*GIVEN PROBLEM*: Your output is the lines from the first one to the one containing "plt.rcParams['font.family'] = ['DejaVu Sans']", repeated exactly, with images left out.

*DATASET EXCERPT*:
####
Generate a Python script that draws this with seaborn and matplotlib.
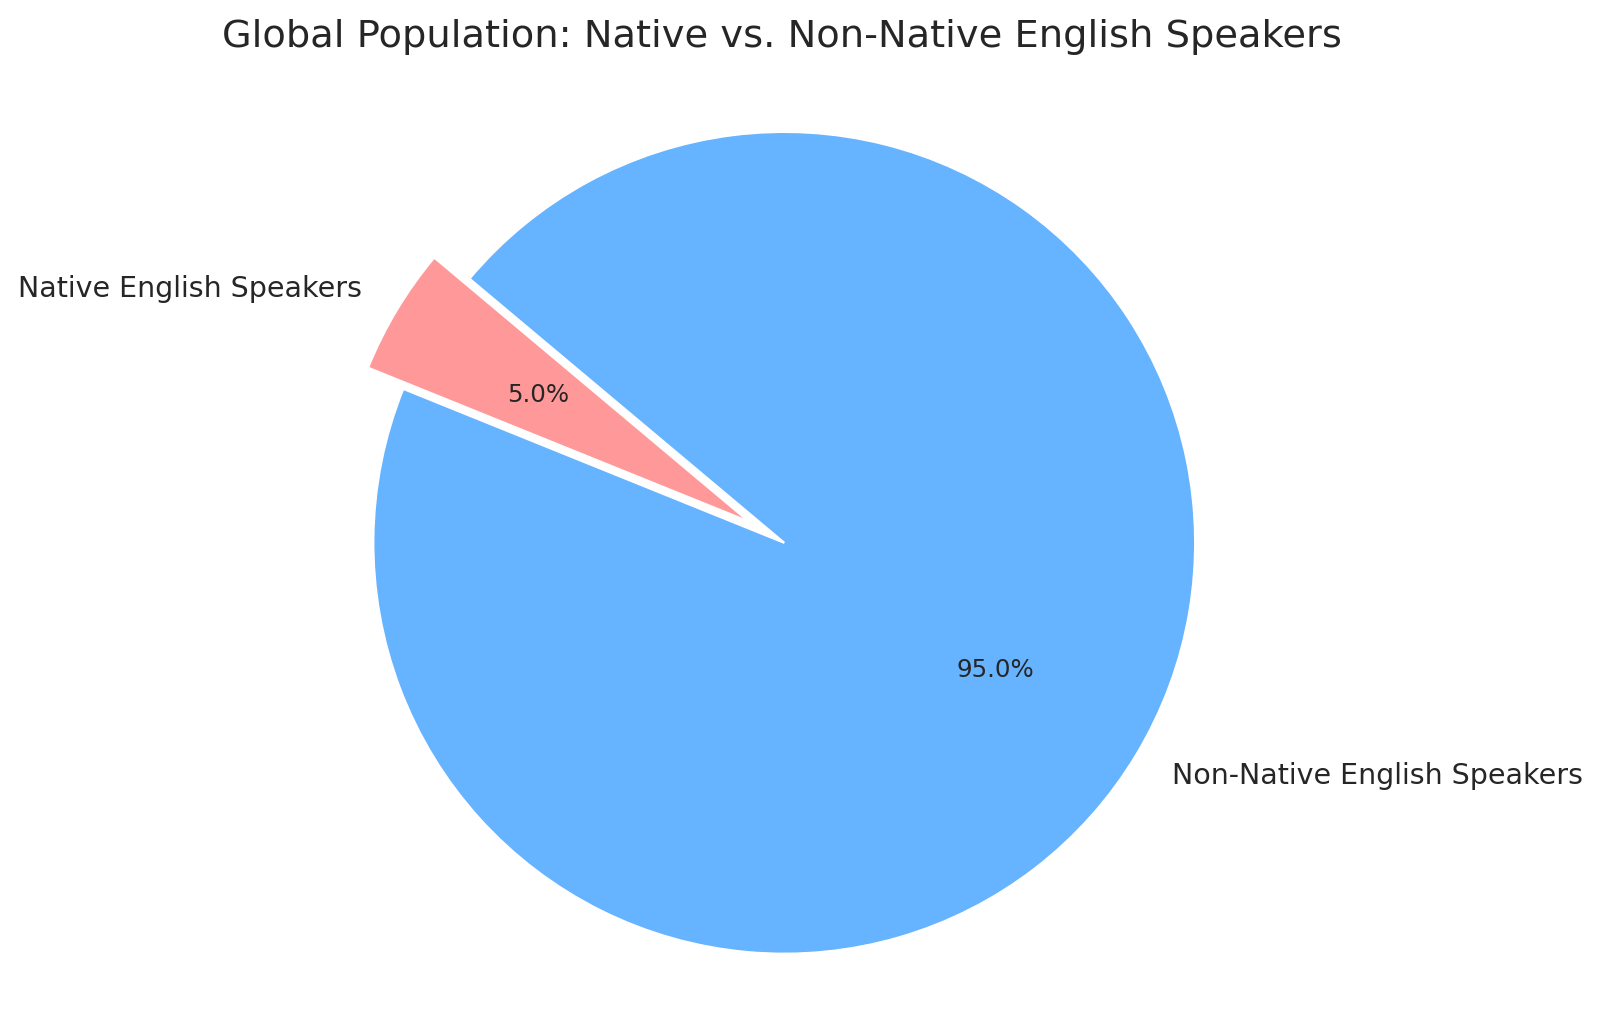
import matplotlib
matplotlib.use('Agg')
import matplotlib.pyplot as plt
import seaborn as sns

# data
labels = ['Native English Speakers', 'Non-Native English Speakers']
shares = [5, 95]
colors = ['#ff9999', '#66b3ff']
explode = (0.1, 0)

sns.set_theme(style='whitegrid')
plt.rcParams['font.family'] = ['DejaVu Sans']

fig, ax = plt.subplots(figsize=(10, 6.32), dpi=160)
ax.pie(
    shares,
    labels=labels,
    colors=colors,
    explode=explode,
    autopct='%1.1f%%',
    startangle=140,
    textprops={'fontsize': 12.85},
)
for t in ax.texts:
    if t.get_text().endswith('%'):
        t.set_fontsize(11)
ax.axis('equal')
ax.set_title('Global Population: Native vs. Non-Native English Speakers', fontsize=17.25, pad=20)
fig.subplots_adjust(left=-0.0115, right=0.9885, top=0.91, bottom=0.016)
plt.savefig('out.png', dpi=160)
####
*WORKED SOLUTION*:
Generate a Python script that draws this with seaborn and matplotlib.
import matplotlib
matplotlib.use('Agg')
import matplotlib.pyplot as plt
import seaborn as sns

# data
labels = ['Native English Speakers', 'Non-Native English Speakers']
shares = [5, 95]
colors = ['#ff9999', '#66b3ff']
explode = (0.1, 0)

sns.set_theme(style='whitegrid')
plt.rcParams['font.family'] = ['DejaVu Sans']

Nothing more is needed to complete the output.